Drama, argues Cunningham, is an acting out, a symbolic participation in ritual. As such, ice hockey's values of actuality and involvement provide an experience with the potential to "wound us with knowledge." In September 1972 technology created an electronically centred national drama, a conclusion attested to by recent developments in popular culture theory.

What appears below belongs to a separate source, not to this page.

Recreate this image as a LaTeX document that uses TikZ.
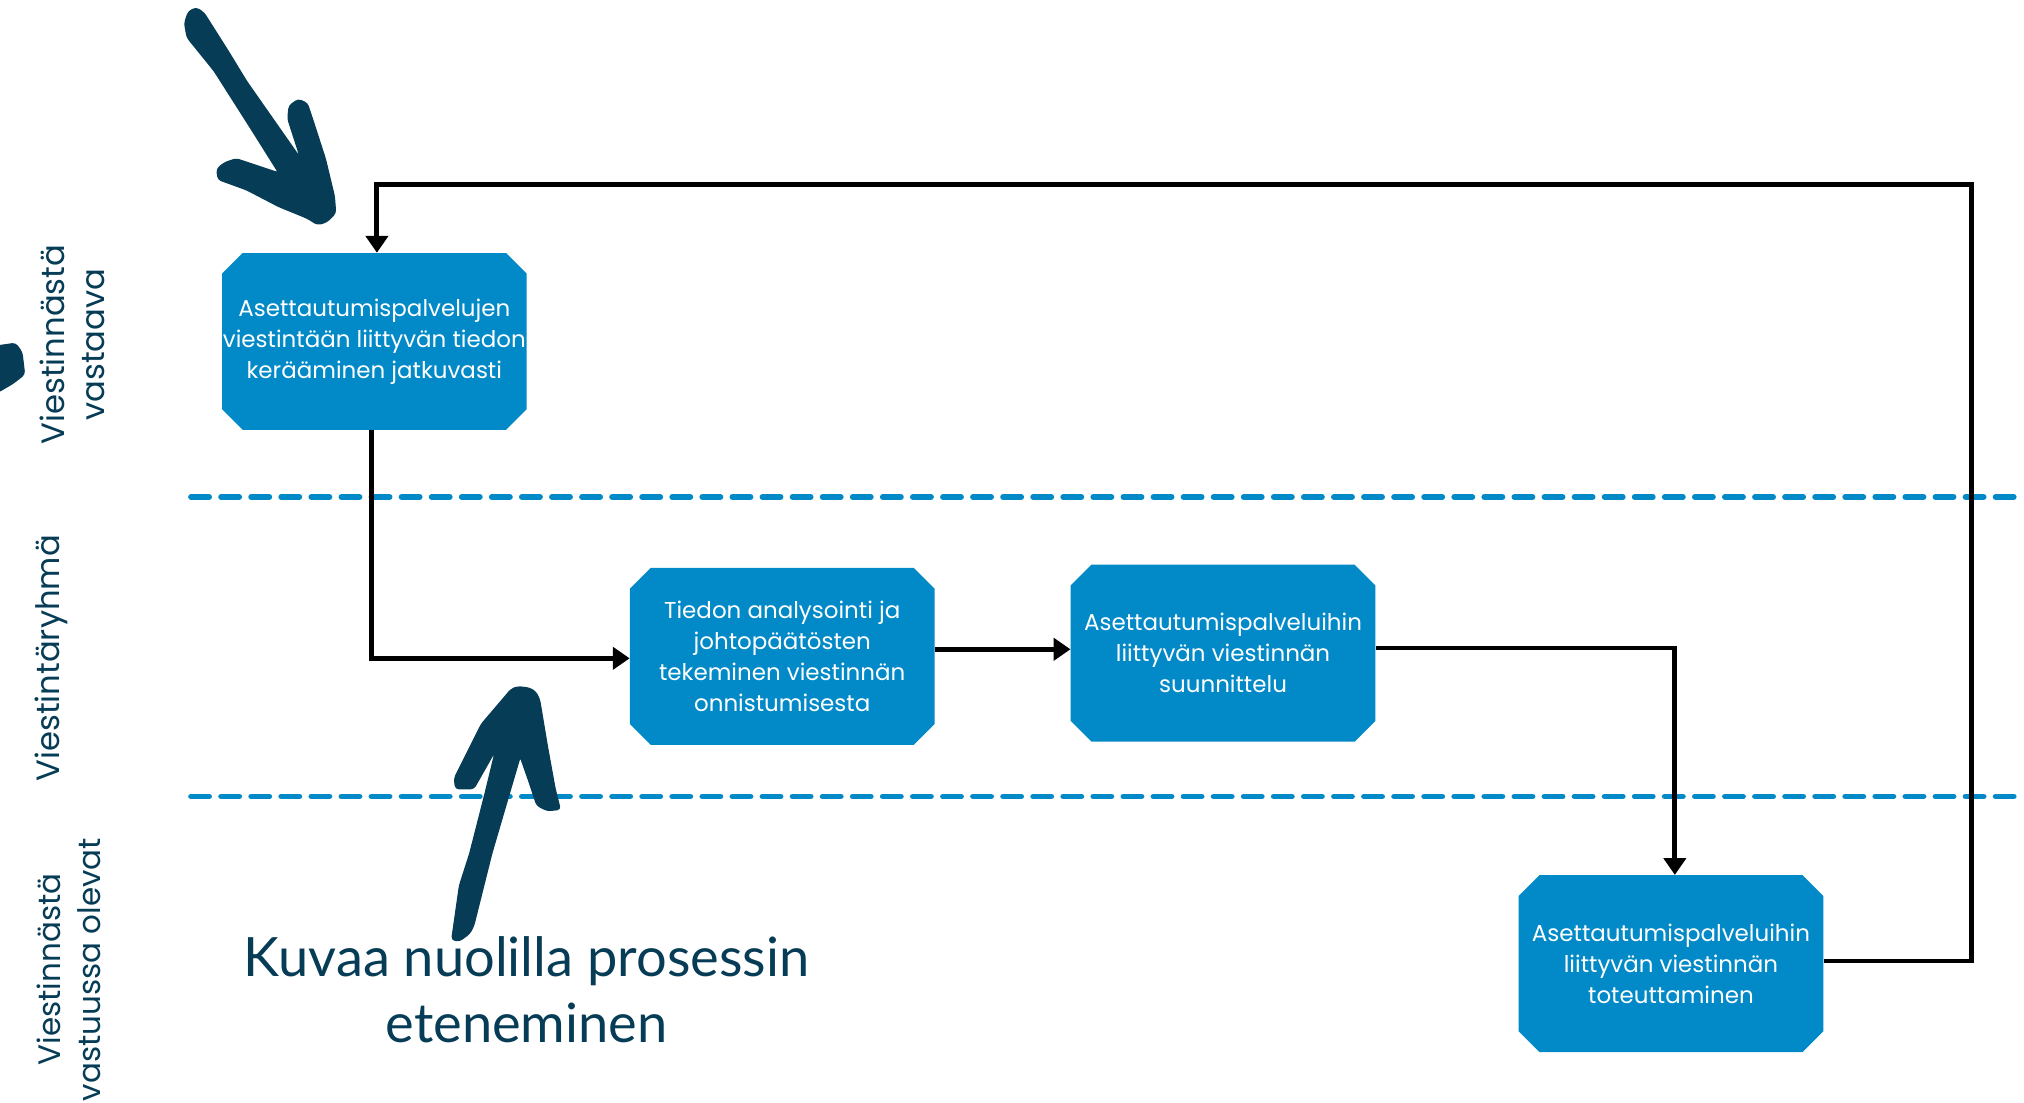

Many theorists of popular culture refuse to ascribe a mere passive or negative role to the television audience. John Fiske, for example, sees culture-making as a social process. Fiske differentiates popular culture from mass culture. In popular culture, he asserts, the people themselves actively engage in shaping social meanings from the products offered by the consumer society. A hockey stick is a product of mass culture, but a hockey stick advertised by Mario Lemieux becomes an artifact of popular culture. People, in effect, invest mass commodities with socio-cultural meanings. In Fiske's term, "meanings meet."(f.24) The public, as consumers of mass culture, give mass-produced items a meaning that they "decode" from the product. Semioticians speak about "the phenomenon of duplicity," a larger possibility of meanings than is connoted by the obvious, intended meaning.(f.25) Thus, for an item of mass culture -- a three-piece suit, a pair of blue jeans, or a Canadiens sweater -- to become a significant item of the popular culture, a process of mediation must take place. In the Fiskean analysis, the consumer is engaged in cultural production, in giving an artifact of mass culture a meaning which will assure it a place in the public imagination.(f.26) Just as millions of teens had their "favourite Beatle" in the 1960s, so millions of Canadians have been able to identify with Maurice "the Rocket" Richard, Ted "Teeder" Kennedy, Gordie Howe, Bobby Hull, Bobby Orr, Wayne Gretzky, and Doug Gilmour.